When emotions are overwhelming, unresolved, or repeatedly experienced over time, they impact our physical wellbeing. Unhealthy, dysfunctional organs on the other hand, can affect our emotional behavior.
Emotions often Appear in the Weakest Organs
Emotional stress frequently manifests in the body’s most vulnerable system. In my own life, a profound emotional shock at age nineteen showed up in my lungs.
My father, age 43, went to see a doctor for a sharp pain sensation in his chest, which he noticed while bending over to pick blueberries on a hike. Despite being a lifelong non-smoker, he was diagnosed with terminal lung cancer. I spent that night in tears and got up the next morning with a severe pneumonia that was confirmed by X-ray and required medical treatment.

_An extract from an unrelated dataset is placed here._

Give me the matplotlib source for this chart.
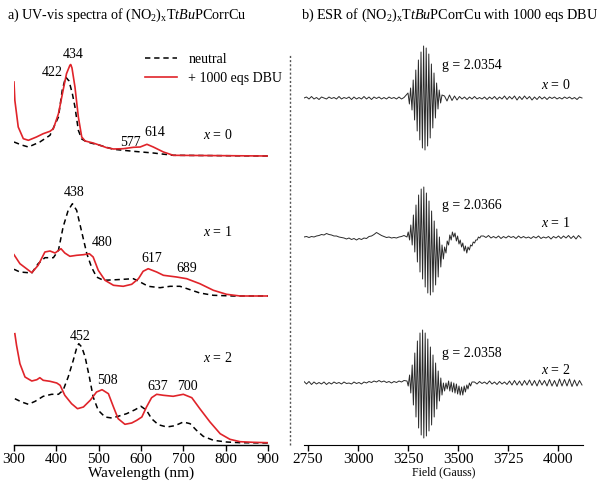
import numpy as np
import matplotlib
matplotlib.use("Agg")
import matplotlib.pyplot as plt
from matplotlib.lines import Line2D

plt.rcParams['font.family'] = ['Liberation Serif', 'DejaVu Serif']
plt.rcParams['mathtext.fontset'] = 'custom'
plt.rcParams['mathtext.rm'] = 'Liberation Serif'
plt.rcParams['mathtext.it'] = 'Liberation Serif:italic'

# ---- UV-vis (heights in arbitrary units above each trace baseline) ----
uv_offsets = [289, 149, 2]

wl_red_0 = [300, 302, 310, 322, 334, 353, 369, 385, 393, 405, 416, 424, 432, 434, 437,
            444, 452, 460, 468, 487, 503, 519, 535, 558, 582, 598, 614, 629, 653, 676, 900]
abs_red_0 = [74, 55.7, 29, 17.3, 15.7, 19, 22.3, 24.7, 27.3, 42.3, 65.7, 82.3, 90.7, 91.5, 88,
             69, 39, 19, 15, 13, 10.7, 8.3, 7, 7.3, 8.7, 9, 11.7, 9, 4, 0.7, 0]
wl_blk_0 = [300, 318, 334, 361, 385, 405, 414, 422, 430, 438, 444, 452, 460, 472, 503, 535, 582, 629, 676, 900]
abs_blk_0 = [14, 11, 9, 14, 20.7, 39, 66, 79, 75, 62, 49, 25.7, 17, 14, 10.7, 6.7, 4.7, 3, 0.7, 0]

wl_red_1 = [300, 314, 342, 357, 373, 385, 397, 411, 420, 432, 448, 464, 478, 487, 499, 515,
            535, 558, 578, 594, 605, 617, 637, 653, 684, 708, 739, 771, 802, 834, 900]
abs_red_1 = [41.3, 32.3, 23.3, 30.7, 44, 45, 43, 47.3, 43, 39.7, 40.7, 41.3, 42.3, 39, 25.7, 15.7,
             10.7, 9.7, 11.7, 17.3, 24.7, 27.3, 24, 20.7, 19, 17.3, 12.3, 5.7, 1.7, 0, 0]
wl_blk_1 = [300, 314, 342, 357, 373, 393, 405, 416, 428, 438, 448, 460, 472, 483, 495, 511,
            542, 582, 598, 617, 645, 669, 692, 716, 739, 771, 818, 900]
abs_blk_1 = [26.7, 24, 23, 32.3, 38.3, 38.3, 45.7, 69, 85.7, 92.3, 85.7, 64, 42.3, 29, 19, 15.7,
             16.3, 17.3, 14, 9.7, 8.3, 9.7, 9.7, 6.3, 3, 0.7, 0, 0]

wl_red_2 = [302, 306, 314, 326, 342, 354, 361, 369, 385, 401, 409, 420, 436, 450, 464, 480, 495,
            508, 523, 535, 546, 562, 578, 590, 602, 613, 625, 637, 653, 676, 700, 720, 739, 763,
            787, 810, 834, 865, 900]
abs_red_2 = [109.3, 97.7, 79.3, 66, 62, 63.3, 65.3, 62.7, 61.7, 60, 57.7, 47.7, 39.3, 34.3, 36, 42.7, 51,
             53.3, 49.3, 36, 24.3, 18.7, 20, 22.7, 26, 36, 45.3, 48.7, 47.7, 46.7, 48.7, 45.3, 34.3, 21,
             9.3, 3.7, 1.3, 0.7, 0.3]
wl_blk_2 = [302, 318, 334, 350, 369, 389, 405, 416, 428, 440, 448, 453, 460, 468, 478, 487, 499,
            515, 531, 546, 566, 586, 600, 613, 625, 641, 661, 680, 700, 716, 731, 747, 771, 802,
            834, 900]
abs_blk_2 = [44.3, 41, 38.7, 41.7, 46.7, 48.7, 48.7, 52.7, 66, 82.7, 95, 99.3, 96, 86, 66, 46, 32.7,
             26, 25, 26.7, 29.3, 33.3, 36.7, 32.7, 24.3, 18.3, 16, 17.3, 21, 19.3, 12.7, 6.7, 2.7, 1,
             0.3, 0]

uv_ticks = [300, 400, 500, 600, 700, 800, 900]

# peak labels: (text, wavelength, height on the axis scale)
uv_labels = [("434", 439, 390), ("422", 390, 372), ("577", 574, 303), ("614", 633, 312),
             ("438", 442, 252), ("480", 508, 202), ("617", 626, 187), ("689", 709, 177),
             ("452", 456, 109), ("508", 520, 64), ("637", 640, 58), ("700", 709, 59)]
uv_x_labels = [("$x$ = 0", 782, 310), ("$x$ = 1", 780, 213), ("$x$ = 2", 782, 87)]

# ---- ESR ----
esr_offsets = [347, 208, 62]
esr_step = 12.5
esr_start = 2730

esr_left_0 = [0, 1, -1, 1.5, -1, 0.5, -1.5, 1, 0, -1, 1, -0.5, 0.5, -1, 1.5, -1, 0.5, -0.5, 1, -1.5,
              1, -1, 0.5, -1, 1.5, -1, 1, -1.5, 1, -0.5, 1, -1, 0.5, -1, 1, -0.5, 0.5, -1, 1, -1, 0.5]
esr_burst_f_0 = [3250, 3257, 3263, 3270, 3276, 3283, 3289, 3296, 3302, 3309, 3315, 3322, 3328, 3335,
                 3341, 3348, 3354, 3361, 3367, 3374, 3380, 3387, 3393, 3400, 3406, 3413, 3420]
esr_burst_0 = [5, -6, 10, -12, 18, -22, 28, -33, 38, -42, 46, -50, 52, -52, 50, -48, 44, -40, 34,
               -30, 25, -20, 15, -11, 8, -5, 3]
esr_right_0 = [2, -3, 3, -2.5, 2, -2, 1.5, -1, 1, -1.5, 1, -1, 1.5, -1, 0.5, -1, 1, -1.5, 1, -1,
               1.5, -1.5, 1, -1, 2, -1.5, 1.5, -1, 2, -2, 1.5, -1.5, 2, -1, 1.5, -2, 1, -1.5, 1.5, -1,
               1, -1.5, 1, -0.5, 1, -1, 0.5, -1, 1, -0.5, 1, -1, 0.5, -1.5, 1, 0]

esr_left_1 = [0, 0.5, -0.5, 0.5, 0, 1, 1.5, 2.5, 2, 3.5, 2.5, 2, 1, 1, 0, -0.5, -1, -2, -1, -2.5,
              -1.5, -3, -1.5, -2.5, -1, -1.5, 0.5, 1, 2.5, 4.5, 3, 1.5, 0.5, -0.5, 0, -1, -0.5, -1,
              0, 0.5, 1.5]
esr_burst_f_1 = [3245, 3251, 3258, 3264, 3271, 3277, 3284, 3290, 3297, 3303, 3310, 3316, 3323, 3329,
                 3336, 3342, 3349, 3355, 3362, 3368, 3375, 3381, 3388, 3394, 3401, 3407, 3414, 3420,
                 3427, 3433, 3440, 3446, 3453, 3459, 3466, 3472, 3479, 3485, 3492, 3498, 3505, 3511,
                 3518, 3524, 3531, 3537, 3544, 3550, 3557, 3563, 3570, 3576, 3583, 3589, 3596, 3602,
                 3609, 3615]
esr_burst_1 = [0, 5, -3, 12, -8, 22, -15, 32, -25, 42, -35, 48, -42, 50, -50, 44, -56, 36, -58, 26,
               -55, 16, -48, 8, -40, 0, -30, -8, -22, -10, -16, -4, -8, 2, -3, 5, 0, 4, -4, 1, -7, -3,
               -10, -6, -14, -9, -16, -10, -13, -8, -9, -5, -6, -3, -3, 0, -1, 1]
esr_right_1 = [1, -0.5, 1.5, -1, 0.5, -1, 1, -1.5, 0.5, -1, 1, -0.5, 0.5, -1.5, 1, -1, 0.5, -1, 0,
               -1.5, 0.5, -1, 1, -1.5, 0, -1, 0.5, -2, 0.5, -1, 1, -1.5, 1, -1, 1.5, -1.5, 1, -2,
               1.5, -1]

esr_left_2 = [1.5, -1, 1.5, -1.5, 1, -1, 0.5, -1, 1, -1.5, 0.5, -1, 1, -0.5, 0.5, -1, 1, -0.5, 0,
              -1, 1, -0.5, 0.5, -1, 1, 0, 1.5, 0.5, 2, 1, 2.5, 1, 2, 0.5, 1.5, 0, 1.5, 0.5, 2, 1, 2.5]
esr_burst_f_2 = [3245, 3251, 3258, 3264, 3271, 3277, 3284, 3290, 3297, 3303, 3310, 3316, 3323, 3329,
                 3336, 3342, 3349, 3355, 3362, 3368, 3375, 3381, 3388, 3394, 3401, 3407, 3414, 3420,
                 3427, 3433, 3440, 3446, 3453, 3459, 3466, 3472, 3479, 3485, 3492, 3498, 3505, 3511,
                 3518, 3524, 3531, 3537, 3544, 3550, 3557, 3563, 3570]
esr_burst_2 = [2, -3, 8, -10, 18, -22, 30, -34, 42, -45, 50, -52, 53, -55, 50, -53, 44, -48, 36, -42,
               28, -34, 20, -26, 12, -18, 5, -12, 0, -8, 0, -6, 2, -8, 1, -9, 0, -10, -1, -11, -3,
               -12, -4, -12, -3, -9, -2, -6, 0, -3, 1]
esr_right_2 = [1, -1, 1.5, -0.5, 1, -1, 2, -1, 1, -1.5, 1.5, -1, 1, -1.5, 2, -2, 2.5, -2, 2, -2.5,
               2.5, -2, 3, -2.5, 2.5, -3, 3, -2, 2.5, -3, 3.5, -3, 2.5, -3.5, 4, -3, 3.5, -3, 4, -3.5,
               3, -3, 2.5, -2]

esr_ticks = [2750, 3000, 3250, 3500, 3750, 4000]
esr_tick_labels = ["2750", "3000", "3250", "3500", "3725", "4000"]
esr_g_labels = [("g = 2.0354", 3420, 380), ("g = 2.0366", 3420, 240), ("g = 2.0358", 3420, 92)]
esr_x_labels = [("$x$ = 0", 3990, 360), ("$x$ = 1", 3990, 222), ("$x$ = 2", 3990, 75)]

RED = '#e0242a'

fig = plt.figure(figsize=(6.0, 4.86), dpi=100)

# ---------- left panel ----------
ax1 = fig.add_axes([14 / 600, 41 / 486, 254 / 600, 405 / 486])
uv_red = [(wl_red_0, abs_red_0), (wl_red_1, abs_red_1), (wl_red_2, abs_red_2)]
uv_blk = [(wl_blk_0, abs_blk_0), (wl_blk_1, abs_blk_1), (wl_blk_2, abs_blk_2)]
for k in range(3):
    wb, ab = uv_blk[k]
    wr, ar = uv_red[k]
    ax1.plot(wb, np.array(ab) + uv_offsets[k], color='black', lw=1.1, ls=(0, (3.5, 2.5)),
             label='neutral' if k == 0 else None)
    ax1.plot(wr, np.array(ar) + uv_offsets[k], color=RED, lw=1.2,
             label='+ 1000 eqs DBU' if k == 0 else None)

for txt, wl, h in uv_labels:
    ax1.text(wl, h, txt, fontsize=10, ha='center', va='center')
for txt, wl, h in uv_x_labels:
    ax1.text(wl, h, txt, fontsize=10, ha='center', va='center')

ax1.legend(loc='upper left', bbox_to_anchor=(0.49, 0.985), frameon=False, fontsize=10,
           handlelength=2.3, handletextpad=0.8, labelspacing=0.45, borderpad=0)

ax1.set_xlim(300, 900)
ax1.set_ylim(0, 405)
ax1.set_xticks(uv_ticks)
ax1.set_yticks([])
for s in ['left', 'right', 'top']:
    ax1.spines[s].set_visible(False)
ax1.spines['bottom'].set_linewidth(1.0)
ax1.tick_params(axis='x', direction='out', length=4, width=1.0, labelsize=11, pad=2)
ax1.set_xlabel('Wavelength (nm)', fontsize=11, labelpad=0)
ax1.patch.set_alpha(0)

# ---------- right panel ----------
ax2 = fig.add_axes([304 / 600, 41 / 486, 279 / 600, 405 / 486])
esr_traces = [(esr_left_0, esr_burst_f_0, esr_burst_0, esr_right_0),
              (esr_left_1, esr_burst_f_1, esr_burst_1, esr_right_1),
              (esr_left_2, esr_burst_f_2, esr_burst_2, esr_right_2)]
for k, (left, bf, bv, right) in enumerate(esr_traces):
    f_left = esr_start + esr_step * np.arange(len(left))
    f_right = bf[-1] + esr_step * np.arange(1, len(right) + 1)
    field = np.concatenate([f_left, bf, f_right])
    sig = np.concatenate([left, bv, right]) + esr_offsets[k]
    ax2.plot(field, sig, color='#2a2a2a', lw=0.7)

for txt, f, h in esr_g_labels:
    ax2.text(f, h, txt, fontsize=10, ha='left', va='center')
for txt, f, h in esr_x_labels:
    ax2.text(f, h, txt, fontsize=10, ha='center', va='center')

ax2.set_xlim(2730, 4125)
ax2.set_ylim(0, 405)
ax2.set_xticks(esr_ticks)
ax2.set_xticklabels(esr_tick_labels)
ax2.set_yticks([])
for s in ['left', 'right', 'top']:
    ax2.spines[s].set_visible(False)
ax2.tick_params(axis='x', direction='out', length=4, width=1.0, labelsize=11, pad=2)
ax2.set_xlabel('Field (Gauss)', fontsize=8.5, labelpad=0)
ax2.patch.set_alpha(0)

# titles and separator
fig.text(7 / 600, 1 - 15 / 486, r'a) UV-vis spectra of (NO$_2$)$_\mathrm{x}$T$\it{tBu}$PCorrCu',
         fontsize=10.2, ha='left', va='center')
fig.text(301 / 600, 1 - 15 / 486, r'b) ESR of (NO$_2$)$_\mathrm{x}$T$\it{tBu}$PCorrCu with 1000 eqs DBU',
         fontsize=10.2, ha='left', va='center')
fig.add_artist(Line2D([290 / 600, 290 / 600], [41 / 486, 1 - 55 / 486], color='#555555',
                      lw=1.0, ls=(0, (1.5, 1.5))))

fig.savefig('out.png', dpi=100)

The lungs are associated with grief in Chinese Medicine. In addition, my maternal grandmother had tuberculosis, passing a genetic predisposition for lung issues down the family line. I had chronic bronchitis as a child and early signs of asthma. My already vulnerable lungs responded immediately when my mind could not process the immense grief I experienced that night.
In my clinical practice, I have seen sadness express itself through organs other than the lungs. I have worked with cases where grief affected the uterus, the throat, or the digestive system—depending on the individual’s history and vulnerabilities.
Unresolved emotional experiences can continue to influence organ function long after the mind believes the event has passed. They eventually resurface over time as dysfunction, chronic illness, or pain.
A Clinical Example: Excruciating Menstrual Pain
I am currently working with a 36-year-old woman who has suffered from debilitating menstrual pain since the age of nineteen. Her pain spreads throughout the abdomen and lower back and is extremely difficult to manage, sometimes leading to vomiting and loss of consciousness. Despite strong medication, she misses several days of work each month.
A pelvic ultrasound revealed a 5 cm endometrioma in her left lower abdomen, suspected to be the primary cause of her symptoms. This cyst consists of tissue similar to the uterine lining and responds to hormonal fluctuations during the menstrual cycle.
During the visceral assessment, the uterus appeared to be pulled toward the right side. I palpated rigidity at the ileocecal valve, and increased tissue density in the left hemisphere of her brain. The Intuitive assessment pointed toward intense, suppressed anger held within the uterine tissue. This pattern appeared to have originated around the age of fourteen, following a public experience of being yelled at and shamed. She later confirmed a vivid memory of being yelled at and humiliated on a soccer field in front of her friends at that exact age.
As we released this intense emotional charge from the uterus, deeper layers of shame and fear surfaced. By addressing these emotional imprints and treating the uterus and sacrum with holistic osteopathic techniques, her pain dropped with in three sessions from a ten out of ten to a mild discomfort. The cyst – which was not expected to go into spontaneous remission – shrank by more than half—from 4.7 × 2.7 × 4.4 cm to 1.9 × 1.7 × 1.6 cm. We continue working together as her body regains a sense of safety and regulation, allowing the changes to stabilize and become lasting.
Healing Begins with Listening, Not Silencing Symptoms
Healing begins when we listen to the body’s intelligence rather than trying to silence symptoms. Pain and discomfort are not random; they are meaningful signals pointing toward unresolved physical or emotional tension.
When the relationship between emotional life, nervous system regulation, and organ function is honored, the body often reveals a remarkable capacity to soften, adapt, and move toward health. Symptoms frequently begin to shift as soon as we understand the body’s message.